M99 - A novel high throughput entropy coder that works well on BWT data

September 9, 2017

I was describing my old M99 algorithm to someone via email recently and decided to put together a working demo by a complete rewrite (the original code is lost on some broken drive in a shoebox somewhere and it's also over a decade old so it was time to re-write and document publicly - finally). The souce code is here on github.

M99 might be almost two decades old now but it's still very fast and efficient compared to more modern works. Plus it's a worthwhile alternative to Huffman in a lot of cases and achieves way better compression. I still believe that a specialized version designed for 8x8 DCT blocks would be very successful both in terms of encoding/decoding speed as well as overall compression. But that's a story for another day. Now I can get back to MSufsort 4 and also a clean re-write of M03 - if only there were enough time!

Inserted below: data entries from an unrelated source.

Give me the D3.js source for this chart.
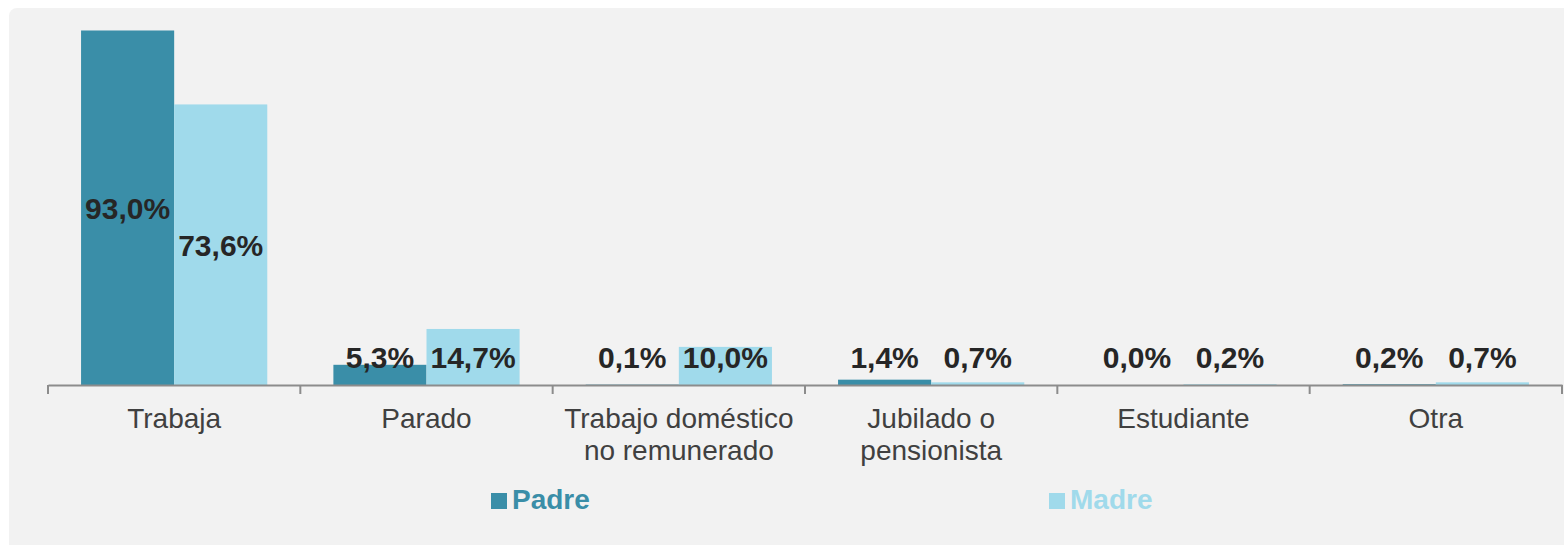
<!DOCTYPE html>
<html lang="en">
<head>
  <meta charset="UTF-8">
  <title>Padre / Madre bar chart</title>
  <script src="https://cdn.jsdelivr.net/npm/d3@7"></script>
  <style>
    html, body { margin: 0; padding: 0; background: #fff; }
    svg text { font-family: "Liberation Sans", Arial, sans-serif; }
  </style>
</head>
<body>
  <script>
    var categories = [["Trabaja"], ["Parado"], ["Trabajo doméstico", "no remunerado"],
                      ["Jubilado o", "pensionista"], ["Estudiante"], ["Otra"]];
    var series = ["Padre", "Madre"];
    var padre = [93.0, 5.3, 0.1, 1.4, 0.0, 0.2];
    var madre = [73.6, 14.7, 10.0, 0.7, 0.2, 0.7];
    var colors = ["#3a8ea8", "#a0daeb"];

    var width = 1564, height = 545,
        baseY = 385;   // axis line

    var svg = d3.select("body").append("svg")
      .attr("width", width).attr("height", height);

    // grey panel
    svg.append("rect")
      .attr("x", 9).attr("y", 8)
      .attr("width", width + 20).attr("height", height + 20)
      .attr("rx", 8)
      .attr("fill", "#f2f2f2");

    var idx = d3.range(categories.length);
    var x0 = d3.scaleBand().domain(idx).range([48, 1562]);
    var bw = x0.bandwidth();
    var x1 = d3.scaleBand().domain(series).range([bw * 0.131, bw * 0.869]);
    var y = d3.scaleLinear().domain([0, 100]).range([baseY, baseY - 381.2]);
    var color = d3.scaleOrdinal().domain(series).range(colors);

    var rows = idx.map(function(i) {
      return [{s: "Padre", v: padre[i]}, {s: "Madre", v: madre[i]}];
    });

    var grp = svg.selectAll("g.cat").data(rows).enter().append("g")
      .attr("class", "cat")
      .attr("transform", function(d, i) { return "translate(" + x0(i) + ",0)"; });

    grp.selectAll("rect").data(function(d) { return d; }).enter().append("rect")
      .attr("x", function(d) { return x1(d.s); })
      .attr("y", function(d) { return y(d.v); })
      .attr("width", x1.bandwidth())
      .attr("height", function(d) { return baseY - y(d.v); })
      .attr("fill", function(d) { return color(d.s); });

    // value labels
    grp.selectAll("text.val").data(function(d) { return d; }).enter().append("text")
      .attr("class", "val")
      .attr("x", function(d) { return x1(d.s) + x1.bandwidth() / 2; })
      .attr("y", function(d) { return Math.min((y(d.v) + baseY) / 2, 357); })
      .attr("dy", "0.36em")
      .attr("text-anchor", "middle")
      .attr("font-size", 30)
      .attr("font-weight", "bold")
      .attr("fill", "#262626")
      .text(function(d) { return d.v.toFixed(1).replace(".", ",") + "%"; });

    // axis
    var axis = d3.axisBottom(x0).tickSize(0).tickFormat("");
    var ax = svg.append("g").attr("transform", "translate(0," + baseY + ")").call(axis);
    ax.select(".domain").attr("stroke", "#8c8c8c").attr("stroke-width", 2);
    var edges = idx.map(function(i) { return x0(i); }).concat([x0(idx.length - 1) + bw]);
    ax.selectAll("line.edge").data(edges).enter().append("line")
      .attr("class", "edge")
      .attr("x1", function(d) { return d; }).attr("x2", function(d) { return d; })
      .attr("y1", 0).attr("y2", 9)
      .attr("stroke", "#8c8c8c").attr("stroke-width", 2);

    // category labels
    var cl = svg.selectAll("text.cat").data(categories).enter().append("text")
      .attr("class", "cat")
      .attr("x", function(d, i) { return x0(i) + bw / 2; })
      .attr("y", 428)
      .attr("text-anchor", "middle")
      .attr("font-size", 28)
      .attr("fill", "#404040");
    cl.selectAll("tspan").data(function(d) { return d; }).enter().append("tspan")
      .attr("x", function() { return this.parentNode.getAttribute("x"); })
      .attr("dy", function(d, i) { return i ? 32 : 0; })
      .text(function(d) { return d; });

    // legend
    var legX = [491, 1049];
    var leg = svg.selectAll("g.leg").data(series).enter().append("g")
      .attr("class", "leg")
      .attr("transform", function(d, i) { return "translate(" + legX[i] + ",493)"; });
    leg.append("rect").attr("width", 16).attr("height", 16)
      .attr("fill", function(d) { return color(d); });
    leg.append("text").attr("x", 21).attr("y", 16)
      .attr("font-size", 28).attr("font-weight", "bold")
      .attr("fill", function(d) { return color(d); })
      .text(function(d) { return d; });
  </script>
</body>
</html>
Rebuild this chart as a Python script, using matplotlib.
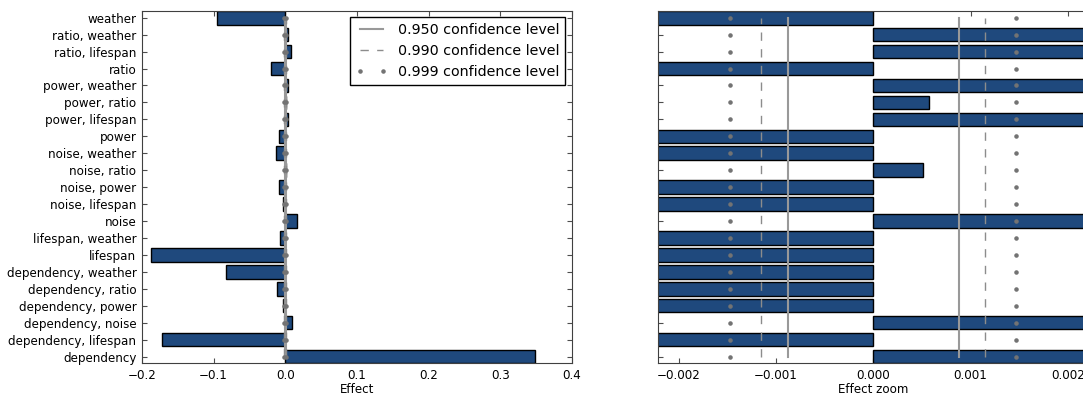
import numpy as np
import matplotlib
matplotlib.use("Agg")
import matplotlib.pyplot as plt

# effects, top to bottom as shown in the chart
labels = ["weather", "ratio, weather", "ratio, lifespan", "ratio",
          "power, weather", "power, ratio", "power, lifespan", "power",
          "noise, weather", "noise, ratio", "noise, power", "noise, lifespan",
          "noise", "lifespan, weather", "lifespan", "dependency, weather",
          "dependency, ratio", "dependency, power", "dependency, noise",
          "dependency, lifespan", "dependency"]
effects = [-0.0947, 0.0040, 0.0074, -0.0200,
           0.0040, 0.00057, 0.0032, -0.0084,
           -0.0130, 0.00051, -0.0084, -0.0033,
           0.0163, -0.0070, -0.1880, -0.0826,
           -0.0122, -0.0038, 0.0093,
           -0.1726, 0.3480]
# confidence half-widths
conf_levels = ["0.950", "0.990", "0.999"]
conf_widths = [0.00088, 0.00115, 0.00147]

plt.rcParams['font.family'] = 'DejaVu Sans'
plt.rcParams['font.size'] = 8.6

# bottom-to-top order for barh
labels_r = labels[::-1]
effects_r = effects[::-1]
y = np.arange(len(labels_r))

fig = plt.figure(figsize=(10.83, 3.96), dpi=100)
ax1 = fig.add_axes([0.1311, 0.0826, 0.397, 0.8897])
ax2 = fig.add_axes([0.6079, 0.0826, 0.397, 0.8897])

bar_color = "#1f497d"
for ax in (ax1, ax2):
    ax.barh(y, effects_r, height=0.8, color=bar_color, edgecolor="black",
            linewidth=1, zorder=2)
    yy = [y[0], y[-1]]
    ax.plot([-conf_widths[0]] * 2, yy, color="0.6", lw=1.5, zorder=3,
            label=conf_levels[0] + " confidence level")
    ax.plot([conf_widths[0]] * 2, yy, color="0.6", lw=1.5, zorder=3)
    ax.plot([-conf_widths[1]] * 2, yy, color="0.55", lw=1, ls=(0, (6, 6)),
            zorder=3, label=conf_levels[1] + " confidence level")
    ax.plot([conf_widths[1]] * 2, yy, color="0.55", lw=1, ls=(0, (6, 6)),
            zorder=3)
    ax.plot([-conf_widths[2]] * len(y), y, ls="none", marker=".", ms=4.5,
            color="0.45", zorder=3, label=conf_levels[2] + " confidence level")
    ax.plot([conf_widths[2]] * len(y), y, ls="none", marker=".", ms=4.5,
            color="0.45", zorder=3)
    ax.set_ylim(-0.4, len(y) - 0.6)
    ax.set_yticks(y)
    ax.tick_params(direction="in", top=True, right=True, length=3.5,
                   color="0.3", pad=4)
    for s in ax.spines.values():
        s.set_color("0.25")

ax1.set_yticklabels(labels_r)
ax1.set_xlim(-0.2, 0.4)
ax1.set_xticks([-0.2, -0.1, 0.0, 0.1, 0.2, 0.3, 0.4])
ax1.set_xticklabels(["\u22120.2", "\u22120.1", "0.0", "0.1", "0.2", "0.3", "0.4"])
ax1.set_xlabel("Effect", labelpad=1)
ax1.legend(loc="upper right", numpoints=2, fontsize=10.3, fancybox=False,
           edgecolor="black", framealpha=1, handlelength=2.2,
           borderaxespad=0.45)

ax2.set_yticklabels([])
ax2.set_xlim(-0.00221, 0.00221)
ax2.set_xticks([-0.002, -0.001, 0.0, 0.001, 0.002])
ax2.set_xticklabels(["\u22120.002", "\u22120.001", "0.000", "0.001", "0.002"])
ax2.set_xlabel("Effect zoom", labelpad=1)

fig.savefig("out.png", dpi=100)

MSufSort 4 - update (fully parallel suffix array construction)

November 16, 2016

It took a lot longer than I wanted, although not long than I had anticipated, to produce a version of MSufSort which was fully parallel. There is still work to be done to make it worthy of 'Return of The King' status but I'm certainly happy that a lot of the road map has been achieved. There is a single component of MSufSort 4 remaining before the algorithm can clearly differentiate itself as best in class again. Specifically, induction sorting. This is a bit odd, really, considering that induced sorting is the single characteristic trait that every version of MSufSort has in common as a core algorithm. At it's heart the entire MSufSort family is a direct comparison, induced sort SACA. So, it is unexpected that it should be the only component of MSufSort 4 which remains on the road map.

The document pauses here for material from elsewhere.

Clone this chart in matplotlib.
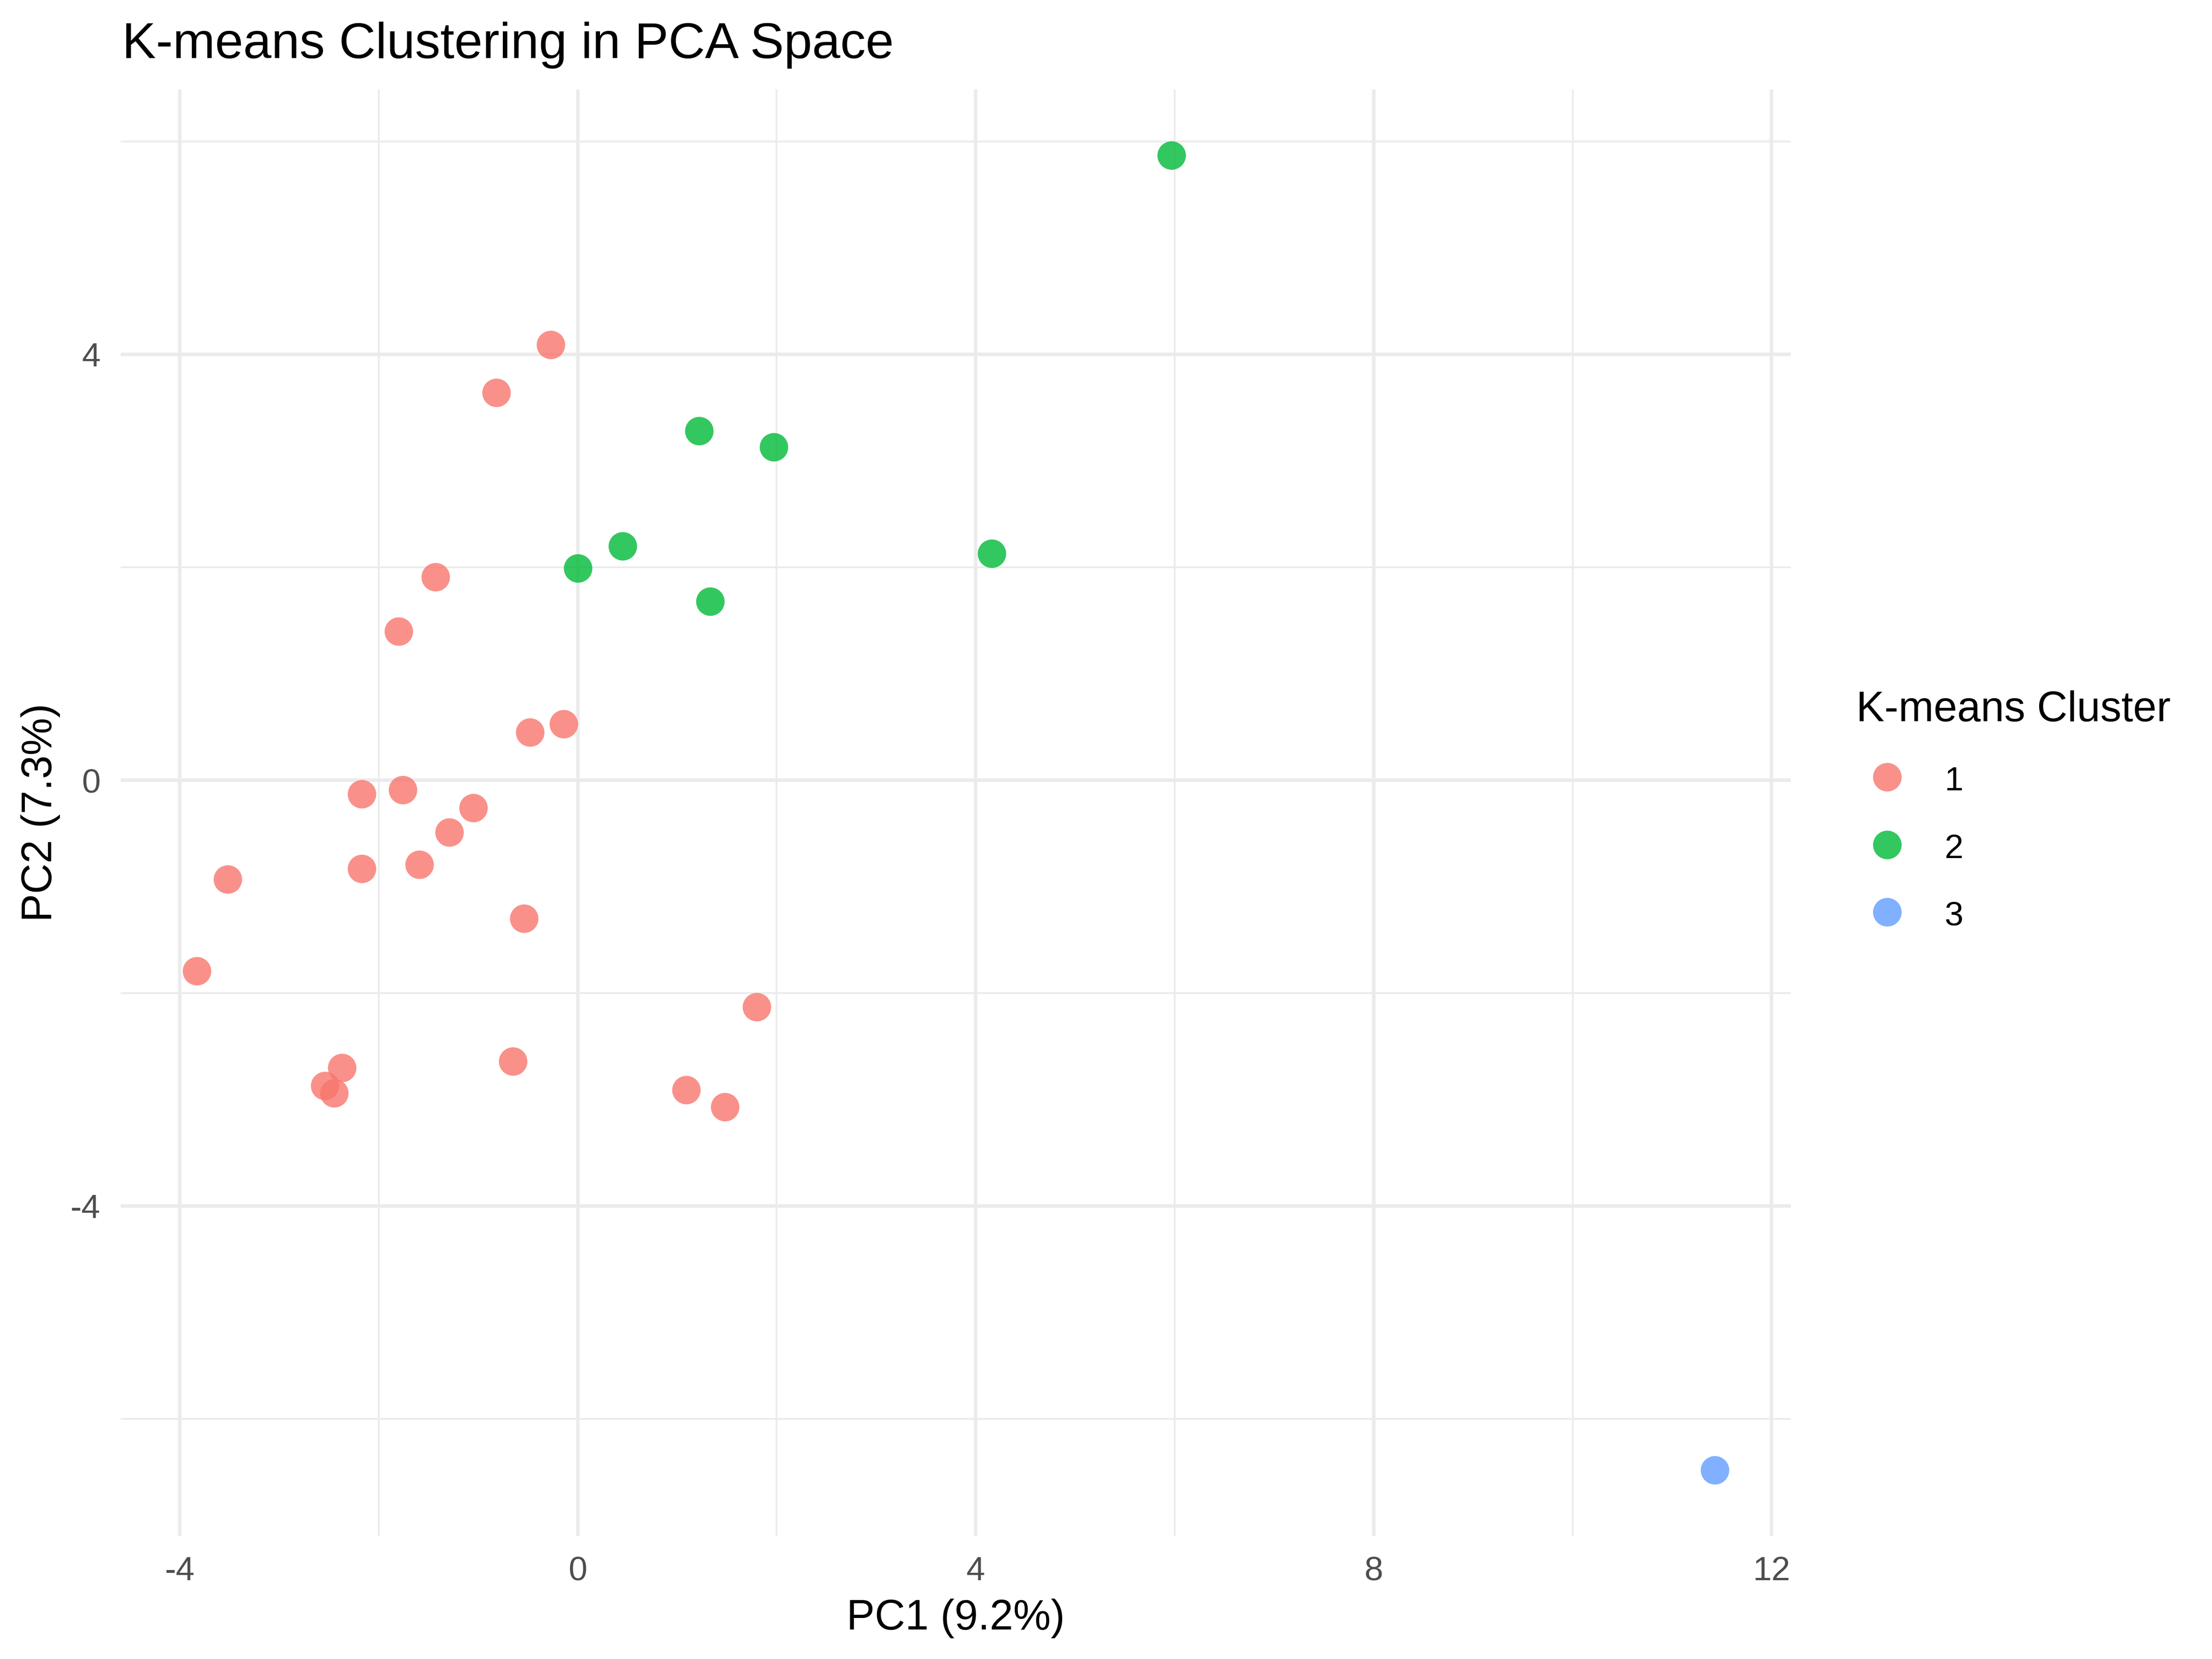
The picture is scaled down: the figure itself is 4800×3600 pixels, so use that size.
import matplotlib.pyplot as plt
from matplotlib.lines import Line2D
import numpy as np

plt.rcParams['font.family'] = ['Liberation Sans', 'DejaVu Sans']
plt.rcParams['axes.unicode_minus'] = False

# PCA scores, grouped by k-means cluster
pc1_c1 = [-0.27, -0.82, -1.43, -1.80, -0.14, -0.48, -2.17, -1.76, -1.05, -1.29,
          -3.52, -2.17, -1.59, -0.54, -3.83, 1.80, -2.37, -2.54, -2.45, -0.65,
          1.09, 1.48]
pc2_c1 = [4.09, 3.64, 1.91, 1.40, 0.53, 0.45, -0.13, -0.09, -0.26, -0.49,
          -0.93, -0.83, -0.79, -1.30, -1.79, -2.13, -2.70, -2.87, -2.94, -2.64,
          -2.91, -3.07]
pc1_c2 = [5.97, 1.22, 1.97, 0.45, 0.00, 1.33, 4.16]
pc2_c2 = [5.87, 3.28, 3.13, 2.20, 1.99, 1.68, 2.13]
pc1_c3 = [11.43]
pc2_c3 = [-6.48]

clusters = ['1', '2', '3']
colors = ['#F8766D', '#00BA38', '#619CFF']
xticks = [-4, 0, 4, 8, 12]
yticks = [-4, 0, 4]

W, H = 4800, 3600
fig = plt.figure(figsize=(16, 12), dpi=300)
ax = fig.add_axes([262 / W, 1 - 3333 / H, (3886 - 262) / W, (3333 - 194) / H])

xs = [pc1_c1, pc1_c2, pc1_c3]
ys = [pc2_c1, pc2_c2, pc2_c3]
for x, y, c in zip(xs, ys, colors):
    ax.scatter(x, y, s=220, color=c, alpha=0.8, linewidths=0, zorder=3)

allx = np.concatenate([np.array(v) for v in xs])
ally = np.concatenate([np.array(v) for v in ys])
dx = (allx.max() - allx.min()) * 0.05
dy = (ally.max() - ally.min()) * 0.05
ax.set_xlim(allx.min() - dx, allx.max() + dx)
ax.set_ylim(ally.min() - dy, ally.max() + dy)

ax.set_xticks(xticks)
ax.set_yticks(yticks)
ax.set_xticks([-2, 2, 6, 10], minor=True)
ax.set_yticks([-6, -2, 2, 6], minor=True)
ax.grid(which='major', color='#EBEBEB', linewidth=1.8)
ax.grid(which='minor', color='#EBEBEB', linewidth=0.9)
ax.set_axisbelow(True)
ax.tick_params(which='both', length=0, labelsize=17.6, labelcolor='#4D4D4D', pad=10.5)
for s in ax.spines.values():
    s.set_visible(False)

fig.text(265 / W, 1 - 126 / H, 'K-means Clustering in PCA Space', fontsize=26.4,
         ha='left', va='baseline')
fig.text(2074 / W, 1 - 3536 / H, 'PC1 (9.2%)', fontsize=22, ha='center', va='baseline')
fig.text(88 / W, 1 - (194 + 3333) / 2 / H, 'PC2 (7.3%)', fontsize=22, rotation=90,
         ha='center', va='center')

handles = [Line2D([], [], marker='o', linestyle='none', markersize=14.9,
                  markerfacecolor=c, markeredgewidth=0, alpha=0.8) for c in colors]
leg = ax.legend(handles, clusters, title='K-means Cluster', fontsize=17.6,
                title_fontsize=22, frameon=False, loc='upper left',
                bbox_to_anchor=(4028 / W, 1 - 1498 / H), bbox_transform=fig.transFigure,
                borderpad=0, borderaxespad=0, handlelength=1.82, handleheight=1.0,
                handletextpad=0.79, labelspacing=1.0)
leg._legend_box.align = 'left'

fig.savefig('out.png', dpi=300)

The theoretical work has been done for a long time - how to do parallel induced sorting. But there are many variations to try out in practice and I'm not sure that I want to invest my time in that work at this point. I'm much more enthusiastic about Glimpse to be honest. It's not easy to decide that my personal project of a decade and a half is no longer a priority, but it just isn't. I guess it is true that with age comes wisdom. But I've come to realize that Glimpse has far more potential in the long term. It will become a product and not a project.

Anyhow, MSufSort 4/demo is posted on https://github.com/michaelmaniscalco/msufsort.

MSufSort 4 - multi-threaded performance analysis

November 14, 2016

The chart below graphs the performance of MSufSort 4 on enwik8 using an increasing number of CPUs. The test machine has 4 physical cores. Using virtual cores (hyper threading) has very little effect on performance and so are not presented in the graph. The red line line represents the 'theoretical' best performance assuming that increasing the number of cores from 1 to N would result in an overall decrease in time required to compute the suffix array by a factor of N. The blue line represents the 'actual' performance of MSufSort 4. The chart demonstrates that MSufSort scales almost exactly at the theoretical best as the number of cores increases. I'm reasonably pleased with this performance.

MSufSort 4

June 2, 2015

I've had MSufSort 4 algorithm improvements fleshed out for years now but
simply have not had any free time to work on the implementation in any way.
I was able to put together a prototype several years back which
demonstrated that it
clearly outperformed existing solutions.

Road map: *(* indicates new for version 4)*

- Three pivot multikey quicksort
- Insertion sort specialized for strings *
- Fully parallel quicksort/insertion sort
- Cache friendly improved two stage
- Tandem repeat sort
- Opportunistic induction sort *
- Fully parallel second stage for improved two stage *

Site Redo

June 1, 2015

Finally getting the site and its content back in order. Project work
will resume on MSufSort 4 as well as M03 with context skipping. I'll be
starting with MSufSort 4 and the content will be placed on github. Since I do not
have a lot of time available I'll be adding to the project feature by
feature until the project is complete. Updates will be documented here.